[RECORDS SHOWN]
--- START ---

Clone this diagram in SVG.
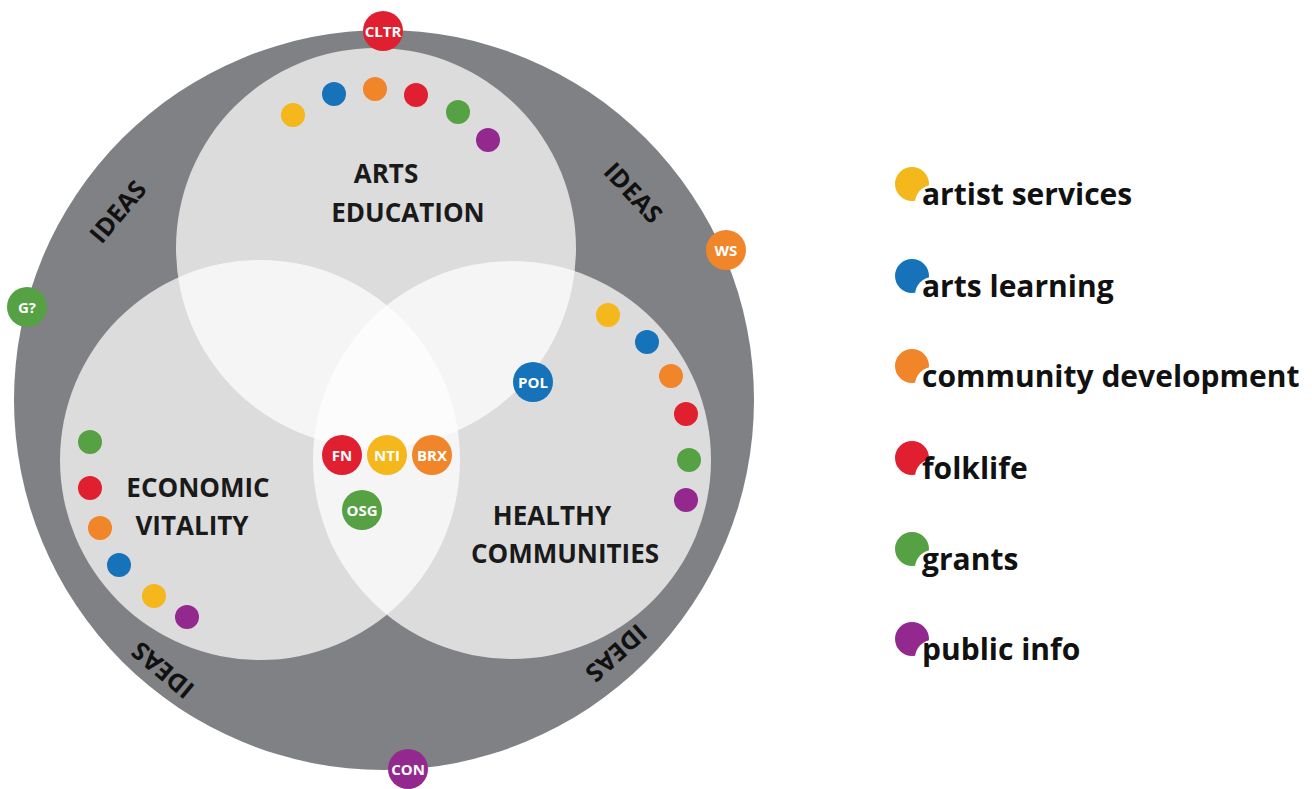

--- END ---
--- START ---

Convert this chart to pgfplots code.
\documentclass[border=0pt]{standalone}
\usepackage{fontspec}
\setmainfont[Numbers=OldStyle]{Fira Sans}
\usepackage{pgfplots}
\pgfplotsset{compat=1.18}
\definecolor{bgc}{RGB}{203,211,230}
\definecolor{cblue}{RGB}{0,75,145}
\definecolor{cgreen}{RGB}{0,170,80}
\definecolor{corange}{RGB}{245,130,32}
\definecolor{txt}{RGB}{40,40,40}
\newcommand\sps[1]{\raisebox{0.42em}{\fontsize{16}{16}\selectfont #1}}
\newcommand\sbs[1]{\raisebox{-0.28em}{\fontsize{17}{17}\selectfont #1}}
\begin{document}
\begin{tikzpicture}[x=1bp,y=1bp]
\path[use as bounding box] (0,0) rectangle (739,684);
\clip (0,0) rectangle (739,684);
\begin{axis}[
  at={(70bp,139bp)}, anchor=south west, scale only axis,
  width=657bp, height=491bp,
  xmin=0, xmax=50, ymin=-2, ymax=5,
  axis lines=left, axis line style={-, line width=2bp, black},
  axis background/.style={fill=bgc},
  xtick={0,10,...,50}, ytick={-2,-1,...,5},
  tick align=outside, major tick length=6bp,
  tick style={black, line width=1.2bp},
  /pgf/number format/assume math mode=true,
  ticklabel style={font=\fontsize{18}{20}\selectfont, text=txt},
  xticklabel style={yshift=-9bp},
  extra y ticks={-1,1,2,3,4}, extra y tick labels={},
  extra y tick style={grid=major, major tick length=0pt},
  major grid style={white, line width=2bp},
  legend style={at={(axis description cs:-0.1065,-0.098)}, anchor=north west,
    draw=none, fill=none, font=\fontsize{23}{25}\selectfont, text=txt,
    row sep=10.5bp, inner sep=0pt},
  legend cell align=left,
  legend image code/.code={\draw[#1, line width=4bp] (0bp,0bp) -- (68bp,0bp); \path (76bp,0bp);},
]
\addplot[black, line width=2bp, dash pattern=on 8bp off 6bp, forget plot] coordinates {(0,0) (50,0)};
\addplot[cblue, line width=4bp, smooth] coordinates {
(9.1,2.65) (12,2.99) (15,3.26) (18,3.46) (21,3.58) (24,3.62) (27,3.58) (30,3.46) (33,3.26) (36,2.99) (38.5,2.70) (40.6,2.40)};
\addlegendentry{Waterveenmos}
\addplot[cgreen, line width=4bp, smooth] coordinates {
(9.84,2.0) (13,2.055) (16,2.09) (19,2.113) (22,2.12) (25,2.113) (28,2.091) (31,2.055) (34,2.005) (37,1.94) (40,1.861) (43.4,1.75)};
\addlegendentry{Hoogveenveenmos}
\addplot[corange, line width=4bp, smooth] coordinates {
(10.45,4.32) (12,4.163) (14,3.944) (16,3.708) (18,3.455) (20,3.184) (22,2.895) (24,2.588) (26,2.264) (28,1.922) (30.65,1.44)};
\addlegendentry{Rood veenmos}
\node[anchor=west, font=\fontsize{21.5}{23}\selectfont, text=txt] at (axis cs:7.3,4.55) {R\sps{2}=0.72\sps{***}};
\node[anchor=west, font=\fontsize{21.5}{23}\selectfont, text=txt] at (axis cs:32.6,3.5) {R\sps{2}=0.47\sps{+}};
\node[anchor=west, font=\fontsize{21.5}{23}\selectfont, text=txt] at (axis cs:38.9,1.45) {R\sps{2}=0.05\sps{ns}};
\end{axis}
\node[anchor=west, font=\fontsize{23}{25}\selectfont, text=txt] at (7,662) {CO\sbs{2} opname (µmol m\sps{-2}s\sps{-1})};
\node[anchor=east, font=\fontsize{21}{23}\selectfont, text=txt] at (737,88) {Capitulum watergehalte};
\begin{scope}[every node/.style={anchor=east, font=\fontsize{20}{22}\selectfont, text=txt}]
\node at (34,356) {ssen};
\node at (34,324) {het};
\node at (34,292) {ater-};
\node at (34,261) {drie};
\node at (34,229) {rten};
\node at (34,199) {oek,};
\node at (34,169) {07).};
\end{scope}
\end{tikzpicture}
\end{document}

--- END ---

[WHAT IS NEEDED] Using the listing above, return all lines where the word "code" occurs.

[EXERCISE ANSWER]
Convert this chart to pgfplots code.
  legend image code/.code={\draw[#1, line width=4bp] (0bp,0bp) -- (68bp,0bp); \path (76bp,0bp);},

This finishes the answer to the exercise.